◆ Request ◆
Copy exactly, and only, the lines starting at the line with "Rebuild this chart" and ending at the line with "time = list(range(14, 145))". Leave every picture out of the copy.

◆ Dataset excerpts ◆

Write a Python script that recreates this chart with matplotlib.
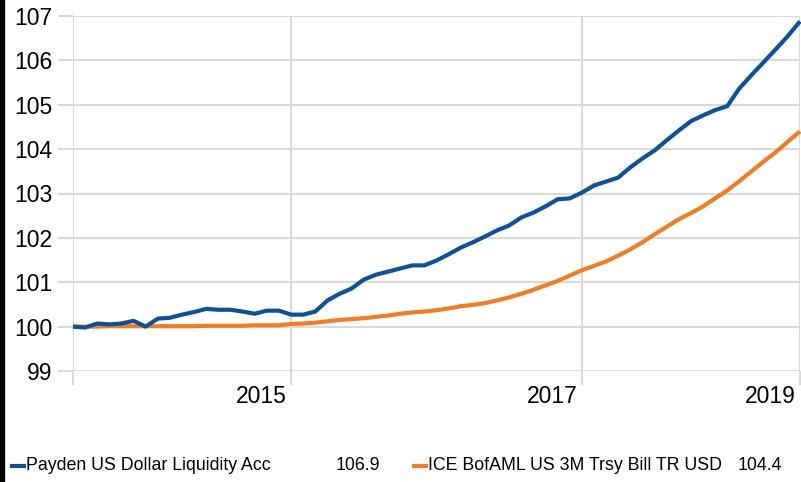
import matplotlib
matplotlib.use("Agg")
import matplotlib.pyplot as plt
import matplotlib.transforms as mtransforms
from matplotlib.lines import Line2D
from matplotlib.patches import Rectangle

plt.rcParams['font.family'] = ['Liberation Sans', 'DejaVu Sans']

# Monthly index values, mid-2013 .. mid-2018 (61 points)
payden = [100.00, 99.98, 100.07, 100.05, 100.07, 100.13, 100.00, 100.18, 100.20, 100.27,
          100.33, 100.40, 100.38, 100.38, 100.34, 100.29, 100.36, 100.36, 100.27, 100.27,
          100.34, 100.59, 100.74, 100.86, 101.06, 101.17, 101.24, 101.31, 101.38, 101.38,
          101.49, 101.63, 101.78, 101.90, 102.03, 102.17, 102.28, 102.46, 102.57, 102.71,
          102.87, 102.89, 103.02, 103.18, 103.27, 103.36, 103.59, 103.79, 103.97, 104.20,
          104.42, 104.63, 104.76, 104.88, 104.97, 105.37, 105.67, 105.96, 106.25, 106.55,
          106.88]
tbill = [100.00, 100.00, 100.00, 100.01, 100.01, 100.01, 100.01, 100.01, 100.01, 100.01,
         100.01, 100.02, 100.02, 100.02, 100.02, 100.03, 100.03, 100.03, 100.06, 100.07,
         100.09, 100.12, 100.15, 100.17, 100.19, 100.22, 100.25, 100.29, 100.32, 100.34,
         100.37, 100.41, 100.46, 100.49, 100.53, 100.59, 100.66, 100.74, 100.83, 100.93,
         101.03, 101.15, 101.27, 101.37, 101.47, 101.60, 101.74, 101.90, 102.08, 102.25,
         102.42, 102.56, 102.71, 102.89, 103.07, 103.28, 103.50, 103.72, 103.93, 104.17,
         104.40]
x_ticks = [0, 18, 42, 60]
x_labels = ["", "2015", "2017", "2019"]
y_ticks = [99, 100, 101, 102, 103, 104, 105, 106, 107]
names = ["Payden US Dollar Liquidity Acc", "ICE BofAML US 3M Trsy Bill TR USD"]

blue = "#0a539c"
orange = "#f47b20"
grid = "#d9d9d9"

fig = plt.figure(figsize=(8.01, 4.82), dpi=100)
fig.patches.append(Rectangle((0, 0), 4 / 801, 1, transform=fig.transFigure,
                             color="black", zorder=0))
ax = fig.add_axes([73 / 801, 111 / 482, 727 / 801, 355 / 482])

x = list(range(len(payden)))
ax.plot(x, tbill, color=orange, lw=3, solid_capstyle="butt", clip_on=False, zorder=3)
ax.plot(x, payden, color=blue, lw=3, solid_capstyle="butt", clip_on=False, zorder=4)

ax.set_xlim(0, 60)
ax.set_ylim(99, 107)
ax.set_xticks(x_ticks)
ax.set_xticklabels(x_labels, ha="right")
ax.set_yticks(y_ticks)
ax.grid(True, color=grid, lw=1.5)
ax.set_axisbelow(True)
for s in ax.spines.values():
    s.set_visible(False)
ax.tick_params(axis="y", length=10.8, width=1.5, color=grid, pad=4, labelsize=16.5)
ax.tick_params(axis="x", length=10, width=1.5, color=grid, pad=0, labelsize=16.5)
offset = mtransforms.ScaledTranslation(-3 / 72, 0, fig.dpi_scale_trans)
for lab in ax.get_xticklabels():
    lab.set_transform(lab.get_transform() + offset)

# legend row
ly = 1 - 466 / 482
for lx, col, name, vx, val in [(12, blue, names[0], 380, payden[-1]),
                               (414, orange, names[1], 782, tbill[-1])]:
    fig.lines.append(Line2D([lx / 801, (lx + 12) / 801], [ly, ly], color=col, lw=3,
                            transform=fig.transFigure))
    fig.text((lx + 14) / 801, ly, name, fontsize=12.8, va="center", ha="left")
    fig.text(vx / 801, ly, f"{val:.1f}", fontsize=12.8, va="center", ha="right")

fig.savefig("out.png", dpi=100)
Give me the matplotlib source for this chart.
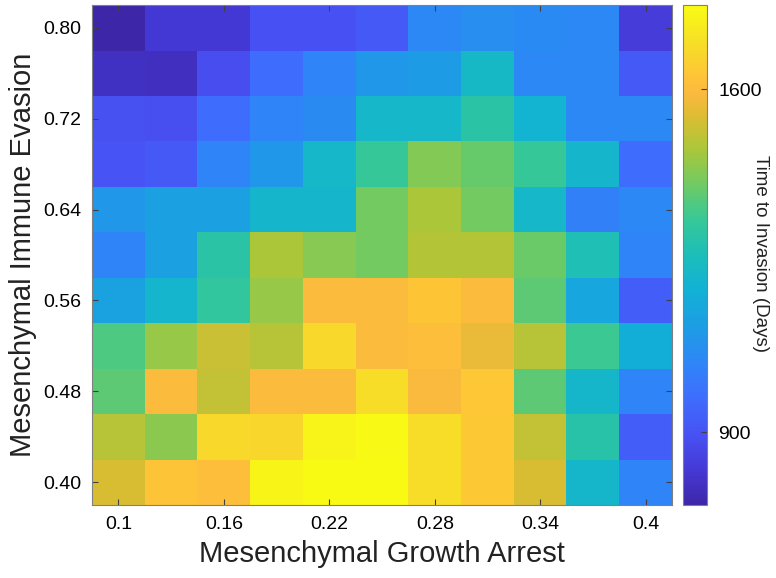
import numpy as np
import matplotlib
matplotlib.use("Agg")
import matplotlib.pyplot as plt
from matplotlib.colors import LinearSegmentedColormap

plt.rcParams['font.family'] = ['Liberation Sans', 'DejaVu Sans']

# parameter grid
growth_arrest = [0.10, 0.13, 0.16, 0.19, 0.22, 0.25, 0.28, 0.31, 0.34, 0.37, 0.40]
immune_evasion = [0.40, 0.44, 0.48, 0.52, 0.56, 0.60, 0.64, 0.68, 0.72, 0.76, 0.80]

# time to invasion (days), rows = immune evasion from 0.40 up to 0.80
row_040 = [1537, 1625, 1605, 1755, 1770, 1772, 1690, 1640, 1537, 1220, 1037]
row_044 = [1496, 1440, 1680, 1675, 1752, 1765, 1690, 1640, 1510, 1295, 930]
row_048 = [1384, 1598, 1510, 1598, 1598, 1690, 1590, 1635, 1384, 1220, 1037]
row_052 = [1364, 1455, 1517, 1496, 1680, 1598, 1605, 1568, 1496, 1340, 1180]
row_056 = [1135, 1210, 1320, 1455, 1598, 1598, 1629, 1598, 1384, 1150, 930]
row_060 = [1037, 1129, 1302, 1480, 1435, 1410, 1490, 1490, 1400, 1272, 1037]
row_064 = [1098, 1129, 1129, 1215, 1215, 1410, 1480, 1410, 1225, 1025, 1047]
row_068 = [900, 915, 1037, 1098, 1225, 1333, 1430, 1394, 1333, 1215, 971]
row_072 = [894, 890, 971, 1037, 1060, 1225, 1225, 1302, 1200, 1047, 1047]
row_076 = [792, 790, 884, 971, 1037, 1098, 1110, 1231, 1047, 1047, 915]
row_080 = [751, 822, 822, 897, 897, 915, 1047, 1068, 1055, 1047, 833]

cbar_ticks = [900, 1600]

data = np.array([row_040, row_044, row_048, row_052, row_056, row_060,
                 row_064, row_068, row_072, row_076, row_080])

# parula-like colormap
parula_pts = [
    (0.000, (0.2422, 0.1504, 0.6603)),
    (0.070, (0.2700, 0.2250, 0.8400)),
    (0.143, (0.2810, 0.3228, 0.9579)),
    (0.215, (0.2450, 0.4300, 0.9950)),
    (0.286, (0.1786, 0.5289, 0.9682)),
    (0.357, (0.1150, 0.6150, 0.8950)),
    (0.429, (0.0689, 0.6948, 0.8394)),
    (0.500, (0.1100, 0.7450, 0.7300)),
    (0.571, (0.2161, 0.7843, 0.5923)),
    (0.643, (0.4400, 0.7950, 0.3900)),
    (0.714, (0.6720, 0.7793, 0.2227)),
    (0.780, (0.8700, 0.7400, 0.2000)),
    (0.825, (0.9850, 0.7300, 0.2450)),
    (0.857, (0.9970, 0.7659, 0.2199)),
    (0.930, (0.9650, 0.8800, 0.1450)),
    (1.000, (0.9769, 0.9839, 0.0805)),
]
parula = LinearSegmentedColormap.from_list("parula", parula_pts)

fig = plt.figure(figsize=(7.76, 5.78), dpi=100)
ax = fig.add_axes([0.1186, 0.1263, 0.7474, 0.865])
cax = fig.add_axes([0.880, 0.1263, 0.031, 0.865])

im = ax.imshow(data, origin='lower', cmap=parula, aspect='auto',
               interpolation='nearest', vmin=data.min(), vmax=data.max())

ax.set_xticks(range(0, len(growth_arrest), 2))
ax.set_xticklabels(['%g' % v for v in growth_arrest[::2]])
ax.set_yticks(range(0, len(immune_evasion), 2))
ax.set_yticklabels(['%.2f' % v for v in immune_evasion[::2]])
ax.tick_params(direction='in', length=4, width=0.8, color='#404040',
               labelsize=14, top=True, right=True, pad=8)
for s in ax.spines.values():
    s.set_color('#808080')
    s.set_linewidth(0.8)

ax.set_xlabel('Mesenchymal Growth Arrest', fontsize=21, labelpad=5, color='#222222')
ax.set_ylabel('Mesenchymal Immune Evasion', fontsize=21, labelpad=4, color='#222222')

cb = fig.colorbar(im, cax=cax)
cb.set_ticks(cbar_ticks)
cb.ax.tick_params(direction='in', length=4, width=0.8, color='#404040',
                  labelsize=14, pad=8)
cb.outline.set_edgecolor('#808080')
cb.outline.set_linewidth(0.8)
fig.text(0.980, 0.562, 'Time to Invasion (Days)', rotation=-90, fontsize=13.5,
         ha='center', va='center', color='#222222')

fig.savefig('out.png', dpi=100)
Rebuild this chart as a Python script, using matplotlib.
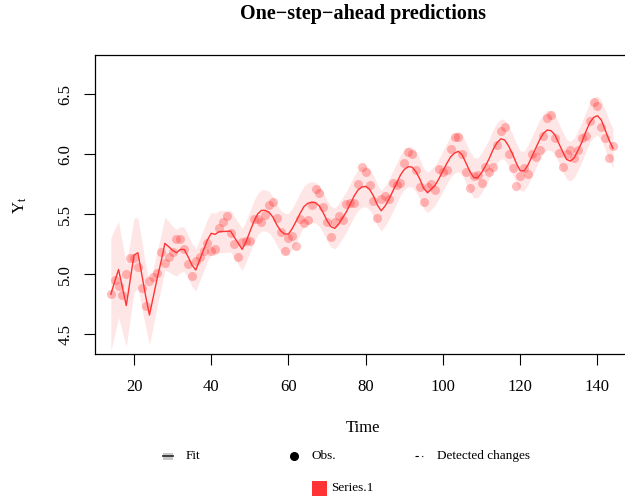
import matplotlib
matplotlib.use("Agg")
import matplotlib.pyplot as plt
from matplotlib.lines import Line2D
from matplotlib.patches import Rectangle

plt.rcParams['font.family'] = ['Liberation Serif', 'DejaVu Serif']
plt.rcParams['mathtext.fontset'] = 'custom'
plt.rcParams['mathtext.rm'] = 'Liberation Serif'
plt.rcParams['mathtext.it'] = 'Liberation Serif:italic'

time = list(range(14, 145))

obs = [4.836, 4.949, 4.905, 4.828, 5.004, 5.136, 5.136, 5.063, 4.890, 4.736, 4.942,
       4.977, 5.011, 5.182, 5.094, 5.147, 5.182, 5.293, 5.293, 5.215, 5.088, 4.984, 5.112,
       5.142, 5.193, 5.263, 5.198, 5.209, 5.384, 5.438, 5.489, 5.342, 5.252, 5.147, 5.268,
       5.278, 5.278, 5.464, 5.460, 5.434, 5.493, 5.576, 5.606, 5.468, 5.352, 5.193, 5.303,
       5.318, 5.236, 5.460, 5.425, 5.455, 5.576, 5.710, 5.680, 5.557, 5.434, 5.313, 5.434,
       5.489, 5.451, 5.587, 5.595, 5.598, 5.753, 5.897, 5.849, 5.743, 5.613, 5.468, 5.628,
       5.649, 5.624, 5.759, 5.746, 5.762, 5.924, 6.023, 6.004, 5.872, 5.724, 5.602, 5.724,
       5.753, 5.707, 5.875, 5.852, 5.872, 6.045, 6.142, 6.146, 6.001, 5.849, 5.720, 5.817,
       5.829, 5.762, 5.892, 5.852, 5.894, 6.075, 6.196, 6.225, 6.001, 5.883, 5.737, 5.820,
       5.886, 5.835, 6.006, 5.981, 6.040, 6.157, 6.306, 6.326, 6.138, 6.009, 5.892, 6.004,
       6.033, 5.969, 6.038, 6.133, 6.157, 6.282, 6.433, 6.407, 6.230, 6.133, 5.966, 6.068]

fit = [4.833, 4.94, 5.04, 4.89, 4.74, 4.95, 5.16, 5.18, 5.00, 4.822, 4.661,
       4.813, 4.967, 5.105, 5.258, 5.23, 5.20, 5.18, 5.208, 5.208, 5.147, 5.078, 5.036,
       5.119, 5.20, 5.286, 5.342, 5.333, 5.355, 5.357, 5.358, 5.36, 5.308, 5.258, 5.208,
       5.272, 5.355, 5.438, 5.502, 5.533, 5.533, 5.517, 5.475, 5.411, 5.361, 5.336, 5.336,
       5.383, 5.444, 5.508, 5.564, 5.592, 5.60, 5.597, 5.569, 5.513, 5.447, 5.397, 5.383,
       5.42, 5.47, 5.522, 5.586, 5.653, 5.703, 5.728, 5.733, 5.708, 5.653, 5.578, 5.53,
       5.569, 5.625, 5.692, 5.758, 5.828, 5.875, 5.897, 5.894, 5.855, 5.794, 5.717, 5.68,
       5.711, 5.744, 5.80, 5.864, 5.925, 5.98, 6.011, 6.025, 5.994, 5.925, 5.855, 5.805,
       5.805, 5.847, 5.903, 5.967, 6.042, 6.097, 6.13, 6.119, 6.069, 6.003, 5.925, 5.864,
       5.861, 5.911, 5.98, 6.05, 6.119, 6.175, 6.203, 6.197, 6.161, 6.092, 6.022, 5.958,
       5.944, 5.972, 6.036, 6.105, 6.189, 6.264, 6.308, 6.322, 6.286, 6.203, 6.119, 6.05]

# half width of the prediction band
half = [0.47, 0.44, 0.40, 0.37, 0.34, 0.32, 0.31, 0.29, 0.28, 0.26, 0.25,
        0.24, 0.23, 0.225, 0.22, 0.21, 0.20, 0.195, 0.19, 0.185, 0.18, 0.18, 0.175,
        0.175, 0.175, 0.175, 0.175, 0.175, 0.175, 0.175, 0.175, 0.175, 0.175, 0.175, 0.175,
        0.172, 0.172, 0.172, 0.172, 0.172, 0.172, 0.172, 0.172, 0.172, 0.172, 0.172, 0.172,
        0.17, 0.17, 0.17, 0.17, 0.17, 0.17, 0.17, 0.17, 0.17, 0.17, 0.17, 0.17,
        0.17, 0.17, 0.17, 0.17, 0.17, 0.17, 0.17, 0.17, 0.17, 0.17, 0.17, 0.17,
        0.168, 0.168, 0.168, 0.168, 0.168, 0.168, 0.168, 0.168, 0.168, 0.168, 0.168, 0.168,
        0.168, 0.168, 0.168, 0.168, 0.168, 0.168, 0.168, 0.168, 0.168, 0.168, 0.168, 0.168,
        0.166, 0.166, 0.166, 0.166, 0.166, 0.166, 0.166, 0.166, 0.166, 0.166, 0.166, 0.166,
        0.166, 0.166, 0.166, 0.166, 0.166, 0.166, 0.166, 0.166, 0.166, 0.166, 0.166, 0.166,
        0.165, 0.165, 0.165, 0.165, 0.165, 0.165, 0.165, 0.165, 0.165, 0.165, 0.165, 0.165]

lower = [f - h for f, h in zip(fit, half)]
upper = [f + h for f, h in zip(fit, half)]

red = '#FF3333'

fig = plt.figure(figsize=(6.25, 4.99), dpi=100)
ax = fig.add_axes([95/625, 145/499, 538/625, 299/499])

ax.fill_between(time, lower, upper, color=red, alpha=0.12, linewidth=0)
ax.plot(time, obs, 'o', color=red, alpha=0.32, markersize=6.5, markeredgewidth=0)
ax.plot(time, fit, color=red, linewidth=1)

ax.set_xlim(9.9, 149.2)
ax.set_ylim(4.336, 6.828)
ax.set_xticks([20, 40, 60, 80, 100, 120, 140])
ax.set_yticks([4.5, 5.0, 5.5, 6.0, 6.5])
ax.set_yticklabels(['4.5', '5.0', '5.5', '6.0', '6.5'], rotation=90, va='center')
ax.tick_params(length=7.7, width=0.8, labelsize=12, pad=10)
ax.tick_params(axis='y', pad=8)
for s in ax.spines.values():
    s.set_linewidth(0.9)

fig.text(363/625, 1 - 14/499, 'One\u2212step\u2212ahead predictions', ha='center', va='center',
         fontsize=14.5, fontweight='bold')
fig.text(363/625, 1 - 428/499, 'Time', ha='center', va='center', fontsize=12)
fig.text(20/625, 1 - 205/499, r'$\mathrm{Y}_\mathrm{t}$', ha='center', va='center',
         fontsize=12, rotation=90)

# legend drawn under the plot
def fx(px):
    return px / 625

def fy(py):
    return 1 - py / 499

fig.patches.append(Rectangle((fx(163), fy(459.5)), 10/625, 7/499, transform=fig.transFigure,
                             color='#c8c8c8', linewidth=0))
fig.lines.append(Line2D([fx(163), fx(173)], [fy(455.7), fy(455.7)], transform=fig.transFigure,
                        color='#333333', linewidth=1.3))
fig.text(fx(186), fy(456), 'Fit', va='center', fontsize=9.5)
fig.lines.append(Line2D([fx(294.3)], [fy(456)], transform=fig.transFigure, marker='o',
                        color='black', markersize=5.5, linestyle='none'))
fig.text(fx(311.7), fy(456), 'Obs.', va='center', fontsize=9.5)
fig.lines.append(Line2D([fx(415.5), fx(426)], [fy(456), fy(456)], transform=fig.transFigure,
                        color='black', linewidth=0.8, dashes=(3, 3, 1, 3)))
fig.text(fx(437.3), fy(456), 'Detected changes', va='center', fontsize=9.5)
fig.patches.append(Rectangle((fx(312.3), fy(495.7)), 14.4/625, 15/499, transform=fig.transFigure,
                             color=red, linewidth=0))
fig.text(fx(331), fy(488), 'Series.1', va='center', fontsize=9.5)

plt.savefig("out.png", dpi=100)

◆ Final answer ◆
Rebuild this chart as a Python script, using matplotlib.
import matplotlib
matplotlib.use("Agg")
import matplotlib.pyplot as plt
from matplotlib.lines import Line2D
from matplotlib.patches import Rectangle

plt.rcParams['font.family'] = ['Liberation Serif', 'DejaVu Serif']
plt.rcParams['mathtext.fontset'] = 'custom'
plt.rcParams['mathtext.rm'] = 'Liberation Serif'
plt.rcParams['mathtext.it'] = 'Liberation Serif:italic'

time = list(range(14, 145))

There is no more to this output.